What is EN71 toy safety and why it is important?

All toys placed on the market after 20 July 2013 must fulfil the Toys Safety Directive’s and chemical requirements. This is to keep consumers safe and some requirements are continuously  being tightened since the original directive. A toy maker must abide by this to be able to sell the toy in Europe.

There are also other chemical requirements for toys, apart from those in the Toys Safety Directive. Such as; REACH Regulation (EC) No 1907/2006, restrictions on phthalates in toys, RoHS Directive (2002/95/EC) restrictions for heavy metals and brominated flame retardants in electronics.

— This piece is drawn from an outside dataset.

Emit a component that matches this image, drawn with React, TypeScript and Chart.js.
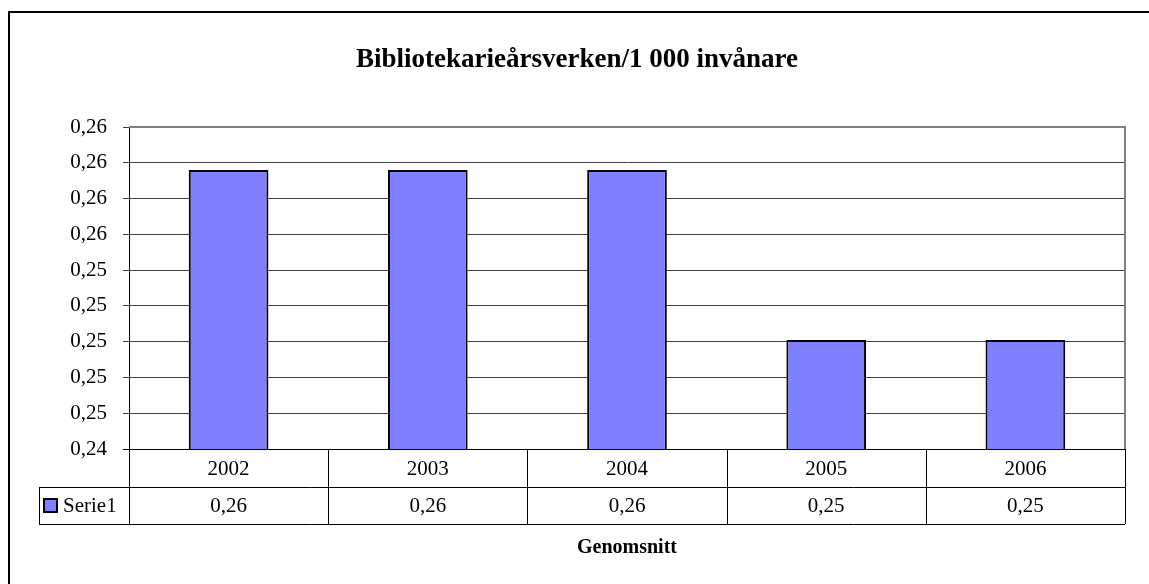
import React, { useEffect, useRef } from "react";
import { Chart, registerables } from "chart.js";

Chart.register(...registerables);

const categories = ["2002", "2003", "2004", "2005", "2006"];
const seriesName = "Serie1";
const values = [0.2596, 0.2596, 0.2596, 0.2501, 0.2501];
const tableLabels = ["0,26", "0,26", "0,26", "0,25", "0,25"];
const yMin = 0.244;
const yMax = 0.262;
const yStep = 0.002;
const title = "Bibliotekarieårsverken/1 000 invånare";
const xTitle = "Genomsnitt";

const FONT = "'Liberation Serif', 'Times New Roman', serif";
const BAR_FILL = "#8080FF";

const decorPlugin = {
  id: "decor",
  beforeDraw(chart: any) {
    const ctx = chart.ctx;
    ctx.save();
    ctx.fillStyle = "#ffffff";
    ctx.fillRect(0, 0, chart.width, chart.height);
    // outer frame
    ctx.strokeStyle = "#000000";
    ctx.lineWidth = 2;
    ctx.beginPath();
    ctx.moveTo(9, chart.height + 5);
    ctx.lineTo(9, 12);
    ctx.lineTo(chart.width + 5, 12);
    ctx.stroke();
    // title
    ctx.fillStyle = "#000000";
    ctx.font = `bold 27px ${FONT}`;
    ctx.textAlign = "center";
    ctx.textBaseline = "middle";
    ctx.fillText(title, 577, 60);
    ctx.restore();
  },
  afterDatasetsDraw(chart: any) {
    const ctx = chart.ctx;
    const area = chart.chartArea;
    const xs = chart.scales.x;
    const n = categories.length;
    const catW = (area.right - area.left) / n;
    const row1Top = area.bottom;
    const row1Bot = area.bottom + 38;
    const row2Bot = row1Bot + 37;
    const leftCol = 39;
    ctx.save();
    // plot border (gray top/right)
    ctx.strokeStyle = "#808080";
    ctx.lineWidth = 2;
    ctx.beginPath();
    ctx.moveTo(area.left, area.top);
    ctx.lineTo(area.right, area.top);
    ctx.lineTo(area.right, area.bottom);
    ctx.stroke();
    // table lines
    ctx.strokeStyle = "#000000";
    ctx.lineWidth = 1;
    ctx.beginPath();
    ctx.moveTo(area.left - 6, Math.round(row1Top) + 0.5);
    ctx.lineTo(area.right, Math.round(row1Top) + 0.5);
    ctx.moveTo(leftCol, Math.round(row1Bot) + 0.5);
    ctx.lineTo(area.right, Math.round(row1Bot) + 0.5);
    ctx.moveTo(leftCol, Math.round(row2Bot) + 0.5);
    ctx.lineTo(area.right, Math.round(row2Bot) + 0.5);
    ctx.moveTo(leftCol + 0.5, row1Bot);
    ctx.lineTo(leftCol + 0.5, row2Bot);
    for (let i = 0; i <= n; i++) {
      const x = Math.round(area.left + i * catW) + 0.5;
      ctx.moveTo(x, row1Top);
      ctx.lineTo(x, row2Bot);
    }
    ctx.stroke();
    // texts
    ctx.fillStyle = "#000000";
    ctx.font = `21px ${FONT}`;
    ctx.textAlign = "center";
    ctx.textBaseline = "middle";
    for (let i = 0; i < n; i++) {
      const cx = xs.getPixelForValue(i);
      ctx.fillText(categories[i], cx, (row1Top + row1Bot) / 2 + 1);
      ctx.fillText(tableLabels[i], cx, (row1Bot + row2Bot) / 2 + 1);
    }
    // legend key
    const ky = (row1Bot + row2Bot) / 2;
    ctx.fillStyle = BAR_FILL;
    ctx.fillRect(44, ky - 6.5, 13, 13);
    ctx.strokeStyle = "#000000";
    ctx.lineWidth = 2;
    ctx.strokeRect(44, ky - 6.5, 13, 13);
    ctx.fillStyle = "#000000";
    ctx.textAlign = "left";
    ctx.fillText(seriesName, 63, ky + 1);
    // x title
    ctx.font = `bold 20px ${FONT}`;
    ctx.textAlign = "center";
    ctx.fillText(xTitle, (area.left + area.right) / 2, 548);
    ctx.restore();
  },
};

export default function App() {
  const ref = useRef<HTMLCanvasElement | null>(null);
  useEffect(() => {
    if (!ref.current) return;
    const chart = new Chart(ref.current, {
      type: "bar",
      data: {
        labels: categories,
        datasets: [
          {
            label: seriesName,
            data: values,
            backgroundColor: BAR_FILL,
            borderColor: "#000000",
            borderWidth: 2,
            borderSkipped: false,
            barPercentage: 0.4,
            categoryPercentage: 1,
          },
        ],
      },
      options: {
        responsive: false,
        animation: false,
        layout: { padding: { left: 0, right: 24, top: 127, bottom: 135 } },
        plugins: {
          legend: { display: false },
          title: { display: false },
          tooltip: { enabled: false },
        },
        scales: {
          x: { display: false },
          y: {
            min: yMin,
            max: yMax,
            afterFit: (scale: any) => {
              scale.width = 129;
            },
            ticks: {
              stepSize: yStep,
              padding: 16,
              color: "#000000",
              font: { family: FONT, size: 21 },
              callback: (v: any) => Number(v).toFixed(2).replace(".", ","),
            },
            grid: {
              color: "#404040",
              tickLength: 6,
              lineWidth: 1,
            },
            border: { display: true, color: "#000000", width: 1 },
          },
        },
      },
      plugins: [decorPlugin],
    });
    return () => chart.destroy();
  }, []);
  return (
    <div style={{ position: "fixed", left: 0, top: 0, width: 1149, height: 584 }}>
      <canvas ref={ref} width={1149} height={584} />
    </div>
  );
}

The Toys Safety Directive bans substances that exceed certain concentrations that are carcinogenic, harmful to genetic material (mutagenic) or substances which can interfere with reproductive capacity (toxic for reproduction). Substances must not be used in accessible parts in toys. The inaccessible parts are also subject to the ban if the substance can be inhaled. Also included are 55 allergenic fragrances that have been banned from use in toys in concentrations in excess of 100 mg/kg (100 ppm).

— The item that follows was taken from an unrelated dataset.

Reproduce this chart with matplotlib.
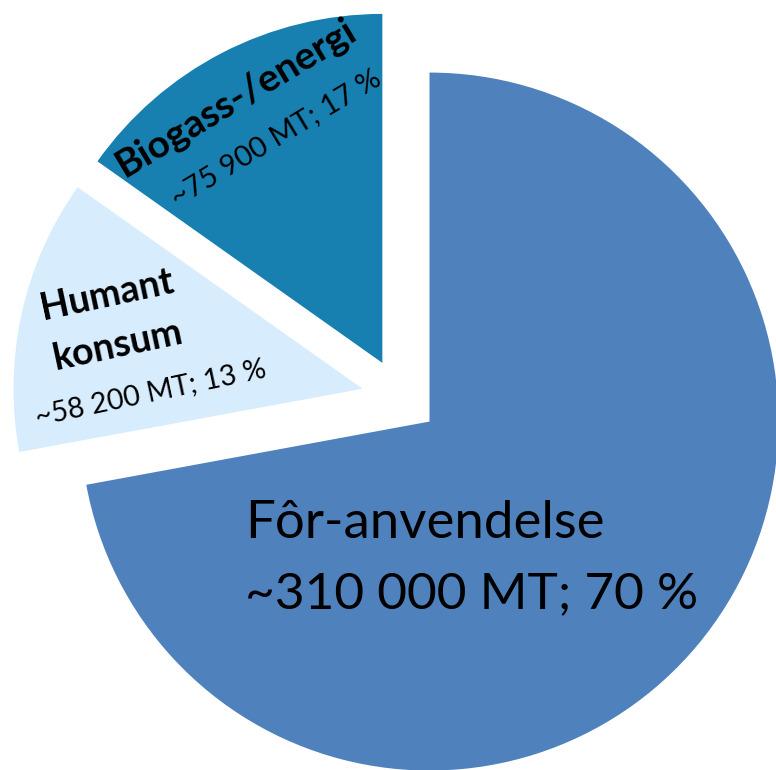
import matplotlib
matplotlib.use('Agg')
import matplotlib.pyplot as plt

plt.rcParams['font.family'] = ['Lato', 'DejaVu Sans']

# slice shares as drawn (angles), labels as written on the chart
categories = ['Fôr-anvendelse', 'Humant konsum', 'Biogass-/energi']
shares = [72.1, 12.7, 15.2]
amounts = ['~310 000 MT; 70 %', '~58 200 MT; 13 %', '~75 900 MT; 17 %']
colors = ['#4F81BD', '#D7ECFC', '#1780B0']

W, H = 776, 770
fig = plt.figure(figsize=(W / 100, H / 100), dpi=100)
ax = fig.add_axes([0, 0, 1, 1])

ax.pie(shares, explode=[0.11, 0.11, 0.11], startangle=90, counterclock=False,
       colors=colors, radius=1, wedgeprops=dict(linewidth=0))
ax.set_aspect('auto')
r_px = 349.0
cx, cy = 400.0, 397.0
ax.set_xlim(-cx / r_px, (W - cx) / r_px)
ax.set_ylim((cy - H) / r_px, cy / r_px)
ax.axis('off')


def px(x, y):
    return x / W, 1 - y / H


# big slice
fig.text(*px(245, 538), categories[0], fontsize=38, ha='left', va='baseline')
fig.text(*px(245, 608), amounts[0], fontsize=37, ha='left', va='baseline')

# human consumption
rot_h = 12
fig.text(*px(109, 306), 'Humant', fontsize=27, fontweight='bold', rotation=rot_h,
         rotation_mode='anchor', ha='center', va='baseline')
fig.text(*px(120, 356), 'konsum', fontsize=27, fontweight='bold', rotation=rot_h,
         rotation_mode='anchor', ha='center', va='baseline')
fig.text(*px(152, 401), amounts[1], fontsize=20.5, rotation=rot_h,
         rotation_mode='anchor', ha='center', va='baseline')

# biogas / energy
rot_b = 31
fig.text(*px(242, 107), categories[2], fontsize=28, fontweight='bold', rotation=rot_b,
         rotation_mode='anchor', ha='center', va='baseline')
fig.text(*px(280, 145), amounts[2], fontsize=21, rotation=rot_b,
         rotation_mode='anchor', ha='center', va='baseline')

fig.savefig('out.png', dpi=100)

Why choosing a toy company you can trust?

Many toy makers aren’t yet aware of what’s needed to sell toys. Others may look to save cost by not testing. Testing can be done in two ways. The first is sending the toy to a accredited laboratory (which can be expensive). The second option is self certification where the toy maker put the test though a series of tests themselves. The second option toy makers can be part of a membership like hand made toys, which can guide them though CE marking and regulation testing that is required. 

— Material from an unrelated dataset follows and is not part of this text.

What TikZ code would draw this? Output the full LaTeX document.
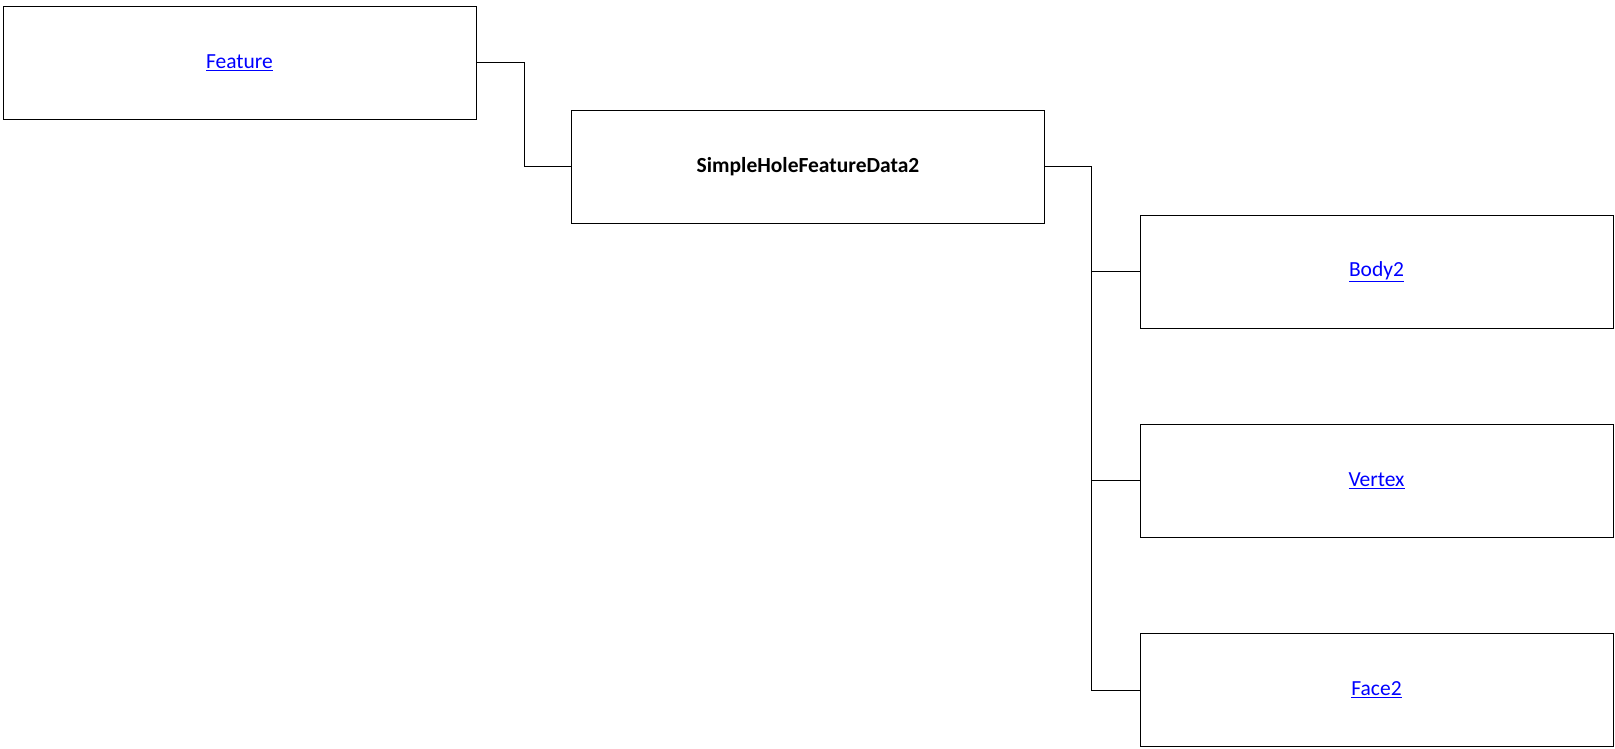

Are Wooden toys the answer?

Wooden toys typically don’t contain any chemical-filled plastics.  They are also normally low tech therefore also don’t contain electronics or batteries are hidden away for your kids to try and find them. 

Purchasing a Curvy balance board not only are you getting a toy that is it made of FSC natural wood making it sustainable, the protective lacquer has been tested to ensure its safety meets EN71-3. Furthermore it also meets REACH and 174 substances in the Candidate List of Substances of Very High Concern (SVHC). Passing all these tests with no detections on these banned substances beyond the requirements needed. 

Curvy balance board was tested using an internationally trusted laboratory that is recognised by accredited bodies. This provides us with the confidence that our customers can use our toys without worries. Let your toddler happily put Curvy in their mouth and explore those textures, sooth toothing, messy eating or share food with an older sibling. Just make sure to wipe it clean with a clean cloth to remove any harmful bacteria for your kids to safely play with the board 😉.